Elle suppliait qu’on la fît sœur converse, aspirant à être la servante et la dernière de la Communauté, et pour toute sa vie ; il le lui permit pour trois mois :

«Nous vous ferons sœur converse ce Carême …. Vous serez dans le travail, mais sans excès, afin que vous puissiez persévérer. C’est contre l’humilité, de vouloir faire des choses extraordinaires. Nous ne sommes pas saints, pour ce faire comme les Saints. Il se faut tenir humblement dans la médiocrité, et vivre dans un certain déguisement qui ne fasse rien voir en nous que de commun.

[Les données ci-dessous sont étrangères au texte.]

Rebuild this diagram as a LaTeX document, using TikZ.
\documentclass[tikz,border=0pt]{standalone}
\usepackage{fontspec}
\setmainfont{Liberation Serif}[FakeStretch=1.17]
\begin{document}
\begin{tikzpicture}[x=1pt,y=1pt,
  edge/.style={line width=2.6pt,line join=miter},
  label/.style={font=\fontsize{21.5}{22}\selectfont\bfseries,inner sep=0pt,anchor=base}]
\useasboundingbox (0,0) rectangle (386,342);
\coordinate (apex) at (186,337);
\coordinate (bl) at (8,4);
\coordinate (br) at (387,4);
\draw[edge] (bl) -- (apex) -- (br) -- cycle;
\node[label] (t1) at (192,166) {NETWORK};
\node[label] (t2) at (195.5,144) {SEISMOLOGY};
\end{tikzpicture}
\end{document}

Vous vous rendrez égale aux sœurs converses en toutes choses ; seulement, vous tâcherez d’être la plus humble. »

Et d’une parole magnifique, il ajoutait :

« Anciennement, les Pénitents changeoient d’habits, et plusieurs innocents par humilité faisoient de même, se mêlant parmi les coupables ; et les Pères disent que la Pénitence étoit le remède des uns et la gloire des autres. »

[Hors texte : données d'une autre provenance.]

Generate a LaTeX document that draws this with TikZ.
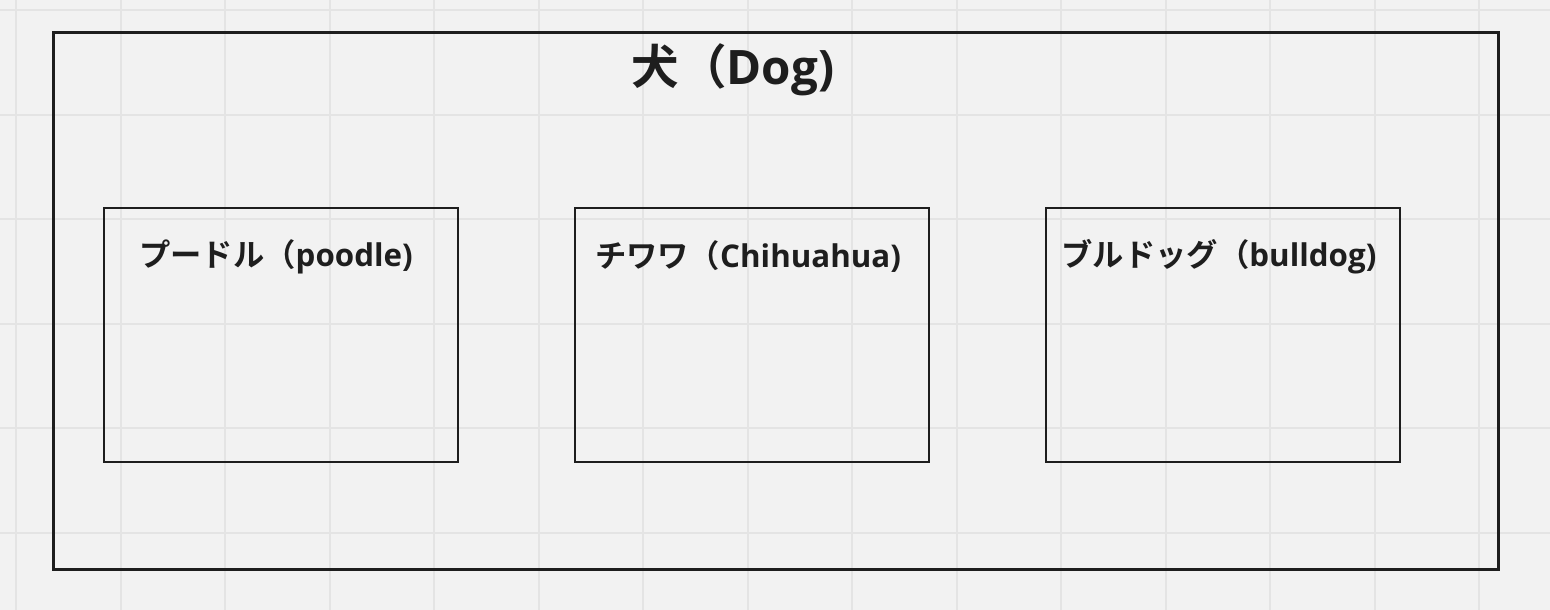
\documentclass[tikz,border=0pt]{standalone}
\usepackage{fontspec}
\newfontfamily\cjk{Noto Sans CJK JP Bold}
\newfontfamily\lat{Open Sans}
\newcommand{\latpart}[1]{{\lat\bfseries #1}}
\definecolor{bg}{HTML}{F2F2F2}
\definecolor{gridc}{HTML}{E4E4E4}
\definecolor{ink}{HTML}{1E1E1E}
\begin{document}
\begin{tikzpicture}[x=1pt,y=-1pt,
  frame/.style={draw=ink,line width=3pt},
  breed/.style={draw=ink,line width=2.6pt},
  lbl/.style={text=ink,font=\cjk\fontsize{31.3}{36}\selectfont,inner sep=0pt},
  ttl/.style={text=ink,font=\cjk\fontsize{47.5}{54}\selectfont,inner sep=0pt}]
\fill[bg] (0,0) rectangle (1550,610);
\useasboundingbox (0,0) rectangle (1550,610);
\foreach \i in {0,...,14} \draw[gridc,line width=2pt] ({16+104.5*\i},0) -- ({16+104.5*\i},610);
\foreach \j in {0,...,5} \draw[gridc,line width=2pt] (0,{10+104.5*\j}) -- (1550,{10+104.5*\j});
\draw[frame] (53,33) rectangle (1498,569);
\coordinate (a1) at (104,208); \coordinate (a2) at (458,462);
\coordinate (b1) at (575,208); \coordinate (b2) at (929,462);
\coordinate (c1) at (1046,208); \coordinate (c2) at (1400,462);
\draw[breed] (a1) rectangle (a2);
\draw[breed] (b1) rectangle (b2);
\draw[breed] (c1) rectangle (c2);
\node[ttl] (title) at (733,70) {犬（\latpart{Dog)}};
\node[lbl] (poodle) at (276,257) {プードル（\latpart{poodle)}};
\node[lbl] (chihuahua) at (748,257) {チワワ（\latpart{Chihuahua)}};
\node[lbl] (bulldog) at (1219,257) {ブルドッグ（\latpart{bulldog)}};
\end{tikzpicture}
\end{document}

Une autre fois, pour la soutenir dans un découragement, il lui disait :

«Il faut oublier le passé. S’il falloit penser aux péchés commis, nul ne seroit heureux. Je ne me contente nullement d’une espérance qui ne s’étend qu’à empêcher le désespoir : il en faut une ferme et constante en Dieu, qui ce est aussi infiniment doux aux âmes qui sont dans la vraie voie, qu’il est infiniment terrible et rigoureux aux âmes ce qui en suivent une fausse. Lui qui nous a commandé de ne pas regarder en arrière ayant mis la main à la charrue, il fait ce qu’il faut que nous fassions : il ne regarde pas les péchés passés d’une âme qui recherche son Royaume[11]. »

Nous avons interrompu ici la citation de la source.